Return the line containing "Clone this chart in Chart.js.", the line containing "['0.0001', '0.001', '0.01', '0.1', '1', '10'];", and every line between them, exactly as they stand. Output nothing else.

*Provided data:*
++++++++++

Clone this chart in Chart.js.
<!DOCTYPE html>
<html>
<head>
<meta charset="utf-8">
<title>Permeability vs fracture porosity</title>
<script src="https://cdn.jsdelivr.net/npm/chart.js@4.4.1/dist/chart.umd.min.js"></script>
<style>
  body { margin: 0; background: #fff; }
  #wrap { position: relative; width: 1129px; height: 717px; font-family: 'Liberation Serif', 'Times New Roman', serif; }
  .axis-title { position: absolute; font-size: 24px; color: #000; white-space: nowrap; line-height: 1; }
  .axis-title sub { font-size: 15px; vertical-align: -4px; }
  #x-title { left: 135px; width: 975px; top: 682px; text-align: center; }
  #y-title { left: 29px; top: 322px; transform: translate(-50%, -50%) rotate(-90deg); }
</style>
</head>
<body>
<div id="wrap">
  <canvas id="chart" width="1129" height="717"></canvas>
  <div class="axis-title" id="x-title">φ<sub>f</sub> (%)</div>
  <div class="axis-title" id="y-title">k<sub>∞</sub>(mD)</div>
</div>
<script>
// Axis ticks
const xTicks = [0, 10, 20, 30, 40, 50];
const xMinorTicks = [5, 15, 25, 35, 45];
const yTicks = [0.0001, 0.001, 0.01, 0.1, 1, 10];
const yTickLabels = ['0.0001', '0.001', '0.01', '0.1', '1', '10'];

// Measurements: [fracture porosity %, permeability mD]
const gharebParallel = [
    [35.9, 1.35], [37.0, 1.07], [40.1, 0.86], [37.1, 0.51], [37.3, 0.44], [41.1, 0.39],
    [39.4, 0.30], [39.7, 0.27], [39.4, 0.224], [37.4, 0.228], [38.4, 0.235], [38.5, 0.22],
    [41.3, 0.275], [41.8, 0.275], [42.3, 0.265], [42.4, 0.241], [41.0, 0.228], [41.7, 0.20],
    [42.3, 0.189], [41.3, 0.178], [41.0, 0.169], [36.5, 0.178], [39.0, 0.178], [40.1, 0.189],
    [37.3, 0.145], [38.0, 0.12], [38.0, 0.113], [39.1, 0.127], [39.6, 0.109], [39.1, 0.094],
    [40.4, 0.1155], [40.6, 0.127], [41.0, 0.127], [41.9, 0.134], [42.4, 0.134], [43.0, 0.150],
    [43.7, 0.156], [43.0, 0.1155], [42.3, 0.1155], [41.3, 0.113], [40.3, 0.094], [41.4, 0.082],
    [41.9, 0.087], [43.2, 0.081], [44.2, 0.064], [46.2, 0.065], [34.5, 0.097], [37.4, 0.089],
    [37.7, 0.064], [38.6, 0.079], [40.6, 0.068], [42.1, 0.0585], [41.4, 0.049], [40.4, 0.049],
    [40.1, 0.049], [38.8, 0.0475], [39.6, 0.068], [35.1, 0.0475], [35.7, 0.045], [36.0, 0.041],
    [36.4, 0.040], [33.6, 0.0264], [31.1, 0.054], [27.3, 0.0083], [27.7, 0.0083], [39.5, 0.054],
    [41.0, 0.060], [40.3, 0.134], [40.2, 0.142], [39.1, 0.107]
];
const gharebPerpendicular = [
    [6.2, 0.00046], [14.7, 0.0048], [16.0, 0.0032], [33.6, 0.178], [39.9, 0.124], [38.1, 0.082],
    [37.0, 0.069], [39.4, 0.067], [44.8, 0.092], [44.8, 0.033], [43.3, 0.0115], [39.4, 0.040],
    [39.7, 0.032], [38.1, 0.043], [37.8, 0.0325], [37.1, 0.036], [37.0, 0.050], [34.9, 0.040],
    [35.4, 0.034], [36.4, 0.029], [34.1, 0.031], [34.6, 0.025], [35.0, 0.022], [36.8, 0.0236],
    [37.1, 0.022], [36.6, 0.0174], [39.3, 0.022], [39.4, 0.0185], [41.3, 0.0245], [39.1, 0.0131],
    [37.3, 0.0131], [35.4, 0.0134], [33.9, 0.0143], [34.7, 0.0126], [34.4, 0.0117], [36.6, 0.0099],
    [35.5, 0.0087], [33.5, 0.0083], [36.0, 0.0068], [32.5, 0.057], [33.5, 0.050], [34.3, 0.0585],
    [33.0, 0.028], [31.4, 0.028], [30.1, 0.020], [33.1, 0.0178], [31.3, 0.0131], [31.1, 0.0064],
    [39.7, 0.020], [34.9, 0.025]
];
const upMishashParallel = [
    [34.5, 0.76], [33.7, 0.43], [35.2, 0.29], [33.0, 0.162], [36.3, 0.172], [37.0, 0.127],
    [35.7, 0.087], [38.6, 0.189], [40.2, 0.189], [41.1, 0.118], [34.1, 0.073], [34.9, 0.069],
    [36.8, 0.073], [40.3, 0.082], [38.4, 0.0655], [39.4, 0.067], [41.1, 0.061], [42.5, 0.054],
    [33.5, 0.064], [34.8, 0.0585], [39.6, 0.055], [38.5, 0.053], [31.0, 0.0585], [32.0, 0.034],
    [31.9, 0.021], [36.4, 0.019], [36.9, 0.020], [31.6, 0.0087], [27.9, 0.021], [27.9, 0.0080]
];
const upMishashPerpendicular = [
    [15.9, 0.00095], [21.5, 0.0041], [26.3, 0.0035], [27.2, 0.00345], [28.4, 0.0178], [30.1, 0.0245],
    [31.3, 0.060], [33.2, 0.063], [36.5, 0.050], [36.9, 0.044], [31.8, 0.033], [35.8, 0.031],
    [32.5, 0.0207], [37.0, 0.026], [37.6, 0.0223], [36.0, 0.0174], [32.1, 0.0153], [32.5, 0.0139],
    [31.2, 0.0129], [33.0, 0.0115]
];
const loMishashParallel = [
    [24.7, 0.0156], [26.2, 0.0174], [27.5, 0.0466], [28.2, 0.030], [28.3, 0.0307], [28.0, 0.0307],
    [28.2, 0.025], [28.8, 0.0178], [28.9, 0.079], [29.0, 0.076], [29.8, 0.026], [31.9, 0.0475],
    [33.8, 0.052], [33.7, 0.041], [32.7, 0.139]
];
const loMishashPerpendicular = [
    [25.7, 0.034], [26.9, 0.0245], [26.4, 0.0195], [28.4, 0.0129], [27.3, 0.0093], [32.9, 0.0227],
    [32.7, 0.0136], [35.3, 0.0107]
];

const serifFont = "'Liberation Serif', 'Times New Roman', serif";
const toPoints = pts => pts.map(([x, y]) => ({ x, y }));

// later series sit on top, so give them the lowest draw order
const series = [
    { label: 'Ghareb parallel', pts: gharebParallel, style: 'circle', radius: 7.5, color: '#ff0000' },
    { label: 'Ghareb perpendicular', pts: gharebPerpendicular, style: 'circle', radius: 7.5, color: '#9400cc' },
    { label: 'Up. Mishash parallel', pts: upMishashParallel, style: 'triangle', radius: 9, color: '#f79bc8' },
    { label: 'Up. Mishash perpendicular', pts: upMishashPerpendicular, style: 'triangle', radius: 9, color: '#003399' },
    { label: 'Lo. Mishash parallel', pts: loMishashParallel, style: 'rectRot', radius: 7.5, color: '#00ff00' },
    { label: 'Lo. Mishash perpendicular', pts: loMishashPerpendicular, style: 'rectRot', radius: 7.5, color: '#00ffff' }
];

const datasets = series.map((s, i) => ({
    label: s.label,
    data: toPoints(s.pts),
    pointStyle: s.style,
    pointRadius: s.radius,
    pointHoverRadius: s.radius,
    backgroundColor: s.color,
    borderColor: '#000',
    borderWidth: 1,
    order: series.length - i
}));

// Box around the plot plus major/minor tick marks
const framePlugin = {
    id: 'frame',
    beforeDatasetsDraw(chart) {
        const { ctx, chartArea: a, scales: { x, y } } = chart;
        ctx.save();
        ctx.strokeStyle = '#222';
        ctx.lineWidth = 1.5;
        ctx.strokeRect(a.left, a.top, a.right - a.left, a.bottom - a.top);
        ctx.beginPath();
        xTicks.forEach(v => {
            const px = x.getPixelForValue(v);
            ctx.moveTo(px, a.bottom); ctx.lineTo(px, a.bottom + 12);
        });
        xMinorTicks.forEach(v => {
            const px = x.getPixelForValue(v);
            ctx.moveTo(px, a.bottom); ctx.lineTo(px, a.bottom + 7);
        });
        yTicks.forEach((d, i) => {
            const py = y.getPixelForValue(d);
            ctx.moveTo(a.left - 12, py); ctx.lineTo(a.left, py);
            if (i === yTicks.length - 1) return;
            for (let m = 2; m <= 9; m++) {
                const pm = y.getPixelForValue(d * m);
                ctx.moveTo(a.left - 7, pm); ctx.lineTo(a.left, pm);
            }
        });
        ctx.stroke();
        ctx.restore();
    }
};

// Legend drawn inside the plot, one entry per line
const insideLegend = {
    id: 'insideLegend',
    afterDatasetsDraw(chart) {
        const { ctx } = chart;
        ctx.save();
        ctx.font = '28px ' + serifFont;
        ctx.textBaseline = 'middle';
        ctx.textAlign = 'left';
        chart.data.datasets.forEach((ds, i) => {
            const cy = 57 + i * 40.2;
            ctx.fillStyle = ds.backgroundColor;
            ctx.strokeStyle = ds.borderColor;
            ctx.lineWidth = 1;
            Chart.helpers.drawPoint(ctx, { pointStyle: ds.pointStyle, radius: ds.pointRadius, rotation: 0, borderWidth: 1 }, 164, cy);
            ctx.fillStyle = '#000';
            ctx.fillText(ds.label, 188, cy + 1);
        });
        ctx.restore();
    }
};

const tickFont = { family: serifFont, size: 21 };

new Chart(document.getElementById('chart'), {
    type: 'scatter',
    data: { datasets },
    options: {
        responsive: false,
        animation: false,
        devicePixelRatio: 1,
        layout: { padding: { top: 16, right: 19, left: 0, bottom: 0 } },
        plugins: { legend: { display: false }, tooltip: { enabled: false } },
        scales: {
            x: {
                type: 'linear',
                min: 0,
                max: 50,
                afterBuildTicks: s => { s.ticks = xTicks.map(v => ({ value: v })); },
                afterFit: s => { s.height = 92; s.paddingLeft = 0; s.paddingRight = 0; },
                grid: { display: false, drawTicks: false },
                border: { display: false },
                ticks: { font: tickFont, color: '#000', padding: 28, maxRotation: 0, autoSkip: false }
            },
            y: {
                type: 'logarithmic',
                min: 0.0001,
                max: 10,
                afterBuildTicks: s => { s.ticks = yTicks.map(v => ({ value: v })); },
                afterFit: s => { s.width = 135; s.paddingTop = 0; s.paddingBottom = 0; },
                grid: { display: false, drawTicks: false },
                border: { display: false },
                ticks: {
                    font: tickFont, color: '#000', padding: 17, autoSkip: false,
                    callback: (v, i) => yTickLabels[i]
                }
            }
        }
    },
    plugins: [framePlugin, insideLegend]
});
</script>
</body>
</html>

++++++++++

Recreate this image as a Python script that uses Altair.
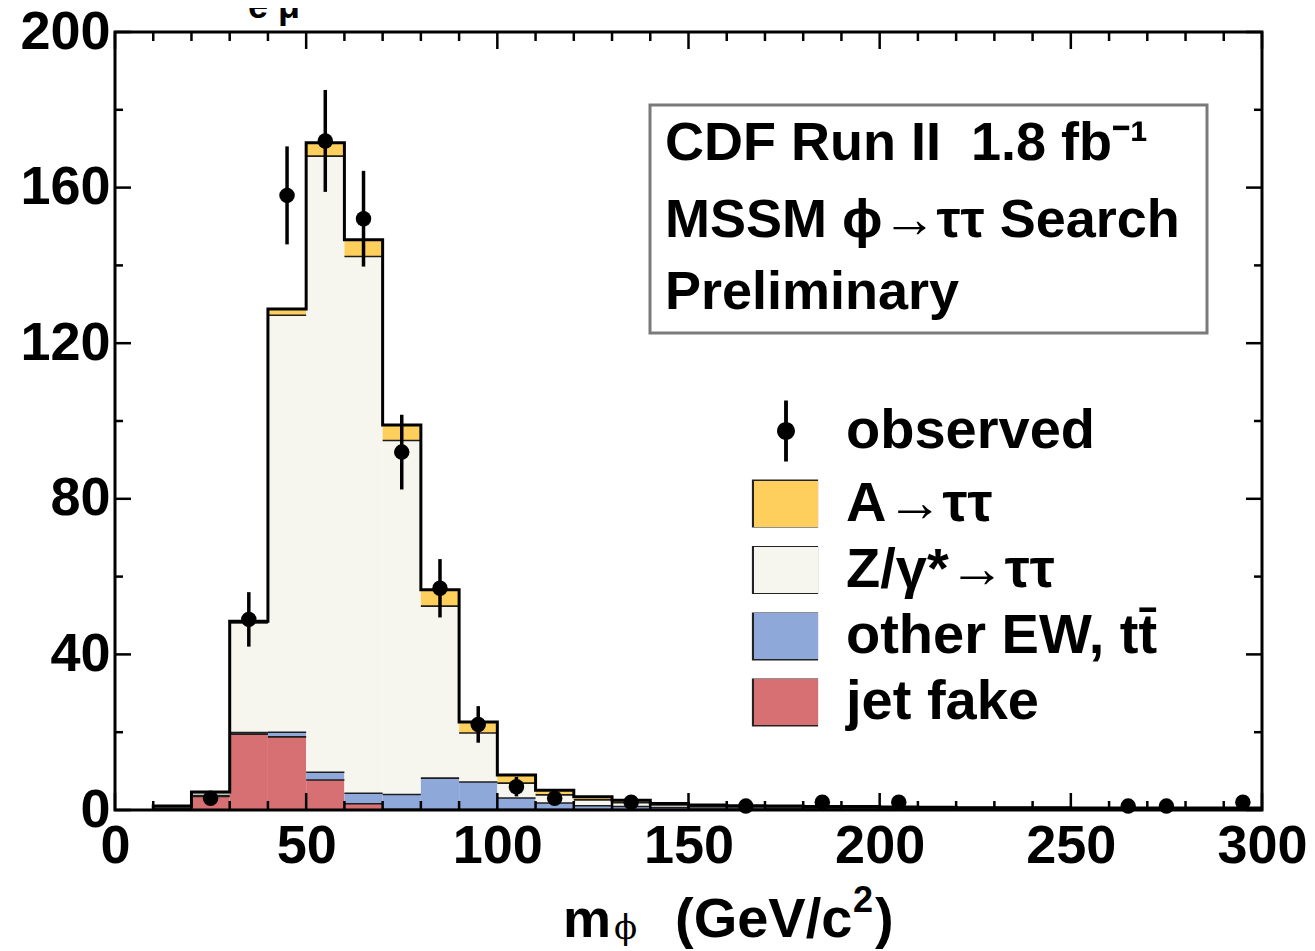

++++++++++

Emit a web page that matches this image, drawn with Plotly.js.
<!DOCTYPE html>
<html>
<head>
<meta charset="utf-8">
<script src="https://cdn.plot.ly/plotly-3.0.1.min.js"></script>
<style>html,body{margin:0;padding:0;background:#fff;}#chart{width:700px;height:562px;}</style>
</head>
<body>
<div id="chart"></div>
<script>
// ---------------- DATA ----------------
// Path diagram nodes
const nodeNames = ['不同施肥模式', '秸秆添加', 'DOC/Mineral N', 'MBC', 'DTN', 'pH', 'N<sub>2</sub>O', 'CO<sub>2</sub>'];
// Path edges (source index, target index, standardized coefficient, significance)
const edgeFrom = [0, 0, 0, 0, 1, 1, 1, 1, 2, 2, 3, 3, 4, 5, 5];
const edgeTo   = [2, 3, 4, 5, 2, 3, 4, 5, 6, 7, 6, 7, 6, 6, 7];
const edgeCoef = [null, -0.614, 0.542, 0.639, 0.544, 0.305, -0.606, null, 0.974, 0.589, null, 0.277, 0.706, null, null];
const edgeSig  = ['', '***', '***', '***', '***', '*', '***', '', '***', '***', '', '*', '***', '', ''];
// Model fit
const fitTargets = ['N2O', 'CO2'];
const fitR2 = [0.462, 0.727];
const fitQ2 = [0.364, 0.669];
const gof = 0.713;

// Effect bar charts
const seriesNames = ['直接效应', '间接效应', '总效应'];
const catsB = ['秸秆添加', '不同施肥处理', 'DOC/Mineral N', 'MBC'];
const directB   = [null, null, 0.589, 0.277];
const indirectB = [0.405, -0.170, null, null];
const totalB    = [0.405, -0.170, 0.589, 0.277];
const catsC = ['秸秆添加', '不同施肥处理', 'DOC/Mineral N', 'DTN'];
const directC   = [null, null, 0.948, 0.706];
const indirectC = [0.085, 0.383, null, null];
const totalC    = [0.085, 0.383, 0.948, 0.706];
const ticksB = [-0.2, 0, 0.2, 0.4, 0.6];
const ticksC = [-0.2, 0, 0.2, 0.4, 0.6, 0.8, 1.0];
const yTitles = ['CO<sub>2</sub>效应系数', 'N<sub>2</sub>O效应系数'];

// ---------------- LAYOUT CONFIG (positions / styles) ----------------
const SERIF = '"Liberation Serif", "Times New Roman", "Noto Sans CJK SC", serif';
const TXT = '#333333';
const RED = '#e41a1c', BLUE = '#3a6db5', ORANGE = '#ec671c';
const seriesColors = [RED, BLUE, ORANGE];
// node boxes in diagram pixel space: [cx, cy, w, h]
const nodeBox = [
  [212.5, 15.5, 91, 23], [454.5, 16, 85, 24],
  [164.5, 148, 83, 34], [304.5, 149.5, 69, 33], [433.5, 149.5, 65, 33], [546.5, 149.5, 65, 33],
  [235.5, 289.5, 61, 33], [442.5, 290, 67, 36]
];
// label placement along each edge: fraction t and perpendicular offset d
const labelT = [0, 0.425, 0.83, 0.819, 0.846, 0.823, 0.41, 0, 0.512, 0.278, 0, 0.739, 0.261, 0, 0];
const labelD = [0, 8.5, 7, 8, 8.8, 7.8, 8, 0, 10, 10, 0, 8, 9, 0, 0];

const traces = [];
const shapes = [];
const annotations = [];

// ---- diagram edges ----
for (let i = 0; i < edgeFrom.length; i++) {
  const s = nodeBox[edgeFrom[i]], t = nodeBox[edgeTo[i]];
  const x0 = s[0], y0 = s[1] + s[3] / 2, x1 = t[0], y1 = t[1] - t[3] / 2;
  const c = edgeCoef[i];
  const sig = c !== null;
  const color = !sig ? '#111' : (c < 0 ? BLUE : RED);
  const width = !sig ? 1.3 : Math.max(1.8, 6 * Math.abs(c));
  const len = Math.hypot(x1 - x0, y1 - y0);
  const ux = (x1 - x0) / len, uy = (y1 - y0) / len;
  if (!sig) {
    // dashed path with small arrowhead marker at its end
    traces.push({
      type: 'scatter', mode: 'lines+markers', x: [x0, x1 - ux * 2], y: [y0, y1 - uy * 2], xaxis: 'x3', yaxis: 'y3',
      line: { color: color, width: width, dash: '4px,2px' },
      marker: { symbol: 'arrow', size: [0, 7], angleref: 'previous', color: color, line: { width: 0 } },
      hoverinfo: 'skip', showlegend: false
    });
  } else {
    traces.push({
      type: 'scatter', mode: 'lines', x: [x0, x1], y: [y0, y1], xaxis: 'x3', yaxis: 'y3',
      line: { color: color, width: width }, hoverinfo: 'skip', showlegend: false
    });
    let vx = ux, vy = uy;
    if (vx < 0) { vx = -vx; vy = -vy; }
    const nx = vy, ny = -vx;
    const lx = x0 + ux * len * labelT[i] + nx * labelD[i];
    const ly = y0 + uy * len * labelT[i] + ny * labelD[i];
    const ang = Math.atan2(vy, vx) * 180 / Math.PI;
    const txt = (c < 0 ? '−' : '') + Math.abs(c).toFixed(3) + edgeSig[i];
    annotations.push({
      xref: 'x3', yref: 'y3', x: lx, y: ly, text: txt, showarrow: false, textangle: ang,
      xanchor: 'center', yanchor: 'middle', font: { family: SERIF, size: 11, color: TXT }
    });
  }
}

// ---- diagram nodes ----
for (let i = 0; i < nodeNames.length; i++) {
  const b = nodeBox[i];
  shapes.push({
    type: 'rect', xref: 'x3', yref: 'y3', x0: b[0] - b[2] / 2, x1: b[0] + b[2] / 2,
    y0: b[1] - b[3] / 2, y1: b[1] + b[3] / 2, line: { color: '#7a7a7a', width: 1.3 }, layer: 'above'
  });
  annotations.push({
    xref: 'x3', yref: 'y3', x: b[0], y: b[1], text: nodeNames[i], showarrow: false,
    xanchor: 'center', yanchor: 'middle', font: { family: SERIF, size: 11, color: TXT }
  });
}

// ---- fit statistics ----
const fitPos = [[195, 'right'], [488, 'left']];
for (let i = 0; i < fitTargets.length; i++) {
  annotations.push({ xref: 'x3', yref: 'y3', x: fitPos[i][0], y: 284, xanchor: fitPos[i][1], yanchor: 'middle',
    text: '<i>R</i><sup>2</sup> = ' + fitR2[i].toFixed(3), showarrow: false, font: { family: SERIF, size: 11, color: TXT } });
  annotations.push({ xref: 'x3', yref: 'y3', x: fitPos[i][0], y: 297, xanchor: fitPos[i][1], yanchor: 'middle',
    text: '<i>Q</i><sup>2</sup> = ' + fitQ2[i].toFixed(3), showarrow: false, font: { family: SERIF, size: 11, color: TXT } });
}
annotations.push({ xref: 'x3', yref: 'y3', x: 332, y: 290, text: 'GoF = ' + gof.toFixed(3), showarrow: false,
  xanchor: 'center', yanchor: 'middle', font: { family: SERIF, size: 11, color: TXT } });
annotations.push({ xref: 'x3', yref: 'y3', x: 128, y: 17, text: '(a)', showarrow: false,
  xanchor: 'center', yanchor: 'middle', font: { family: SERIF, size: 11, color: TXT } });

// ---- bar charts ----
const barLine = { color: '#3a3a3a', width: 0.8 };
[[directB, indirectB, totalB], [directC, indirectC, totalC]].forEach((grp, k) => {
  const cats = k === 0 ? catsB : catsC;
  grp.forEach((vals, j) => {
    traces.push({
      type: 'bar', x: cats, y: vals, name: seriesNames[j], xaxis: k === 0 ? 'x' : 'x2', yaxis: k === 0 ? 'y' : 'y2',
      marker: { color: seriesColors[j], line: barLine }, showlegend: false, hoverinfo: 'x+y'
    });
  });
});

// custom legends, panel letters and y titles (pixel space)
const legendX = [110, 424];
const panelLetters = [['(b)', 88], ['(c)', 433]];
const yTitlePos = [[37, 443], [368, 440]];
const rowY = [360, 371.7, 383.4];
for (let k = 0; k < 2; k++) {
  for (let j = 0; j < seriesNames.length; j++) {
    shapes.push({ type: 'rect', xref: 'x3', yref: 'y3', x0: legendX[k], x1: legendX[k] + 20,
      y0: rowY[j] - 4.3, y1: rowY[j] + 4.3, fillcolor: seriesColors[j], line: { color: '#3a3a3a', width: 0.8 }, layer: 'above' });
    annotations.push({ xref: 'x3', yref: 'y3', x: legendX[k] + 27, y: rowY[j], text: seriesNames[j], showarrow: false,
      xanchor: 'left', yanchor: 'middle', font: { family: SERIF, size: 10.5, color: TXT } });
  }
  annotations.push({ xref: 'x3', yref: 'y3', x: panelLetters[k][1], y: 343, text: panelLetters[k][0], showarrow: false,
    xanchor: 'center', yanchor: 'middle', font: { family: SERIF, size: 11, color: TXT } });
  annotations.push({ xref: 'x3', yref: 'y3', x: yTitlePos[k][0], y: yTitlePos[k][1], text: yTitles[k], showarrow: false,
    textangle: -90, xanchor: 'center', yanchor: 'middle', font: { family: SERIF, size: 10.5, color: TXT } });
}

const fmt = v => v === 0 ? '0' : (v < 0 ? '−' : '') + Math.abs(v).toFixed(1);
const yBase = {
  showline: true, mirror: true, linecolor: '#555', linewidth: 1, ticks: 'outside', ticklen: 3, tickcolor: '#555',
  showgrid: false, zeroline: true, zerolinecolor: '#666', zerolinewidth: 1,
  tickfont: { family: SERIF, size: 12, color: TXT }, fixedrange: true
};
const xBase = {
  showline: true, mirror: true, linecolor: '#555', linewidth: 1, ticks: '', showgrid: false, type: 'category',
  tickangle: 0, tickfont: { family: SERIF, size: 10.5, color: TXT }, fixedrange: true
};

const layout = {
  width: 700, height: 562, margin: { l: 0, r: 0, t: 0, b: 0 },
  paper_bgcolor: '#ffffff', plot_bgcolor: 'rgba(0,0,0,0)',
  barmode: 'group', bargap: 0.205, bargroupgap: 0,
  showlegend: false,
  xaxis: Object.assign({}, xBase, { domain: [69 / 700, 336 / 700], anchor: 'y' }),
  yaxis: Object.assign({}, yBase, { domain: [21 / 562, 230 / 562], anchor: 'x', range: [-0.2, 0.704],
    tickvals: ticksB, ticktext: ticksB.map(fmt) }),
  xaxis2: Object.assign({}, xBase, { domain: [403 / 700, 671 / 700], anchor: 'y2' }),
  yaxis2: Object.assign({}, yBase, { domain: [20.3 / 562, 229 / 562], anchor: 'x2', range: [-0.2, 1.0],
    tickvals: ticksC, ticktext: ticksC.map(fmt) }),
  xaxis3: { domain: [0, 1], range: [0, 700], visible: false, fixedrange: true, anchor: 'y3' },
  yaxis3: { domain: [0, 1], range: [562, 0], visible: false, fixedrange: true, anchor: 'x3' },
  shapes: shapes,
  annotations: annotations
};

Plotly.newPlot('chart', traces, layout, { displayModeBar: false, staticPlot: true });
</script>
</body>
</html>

++++++++++

*Output for this task:*
Clone this chart in Chart.js.
<!DOCTYPE html>
<html>
<head>
<meta charset="utf-8">
<title>Permeability vs fracture porosity</title>
<script src="https://cdn.jsdelivr.net/npm/chart.js@4.4.1/dist/chart.umd.min.js"></script>
<style>
  body { margin: 0; background: #fff; }
  #wrap { position: relative; width: 1129px; height: 717px; font-family: 'Liberation Serif', 'Times New Roman', serif; }
  .axis-title { position: absolute; font-size: 24px; color: #000; white-space: nowrap; line-height: 1; }
  .axis-title sub { font-size: 15px; vertical-align: -4px; }
  #x-title { left: 135px; width: 975px; top: 682px; text-align: center; }
  #y-title { left: 29px; top: 322px; transform: translate(-50%, -50%) rotate(-90deg); }
</style>
</head>
<body>
<div id="wrap">
  <canvas id="chart" width="1129" height="717"></canvas>
  <div class="axis-title" id="x-title">φ<sub>f</sub> (%)</div>
  <div class="axis-title" id="y-title">k<sub>∞</sub>(mD)</div>
</div>
<script>
// Axis ticks
const xTicks = [0, 10, 20, 30, 40, 50];
const xMinorTicks = [5, 15, 25, 35, 45];
const yTicks = [0.0001, 0.001, 0.01, 0.1, 1, 10];
const yTickLabels = ['0.0001', '0.001', '0.01', '0.1', '1', '10'];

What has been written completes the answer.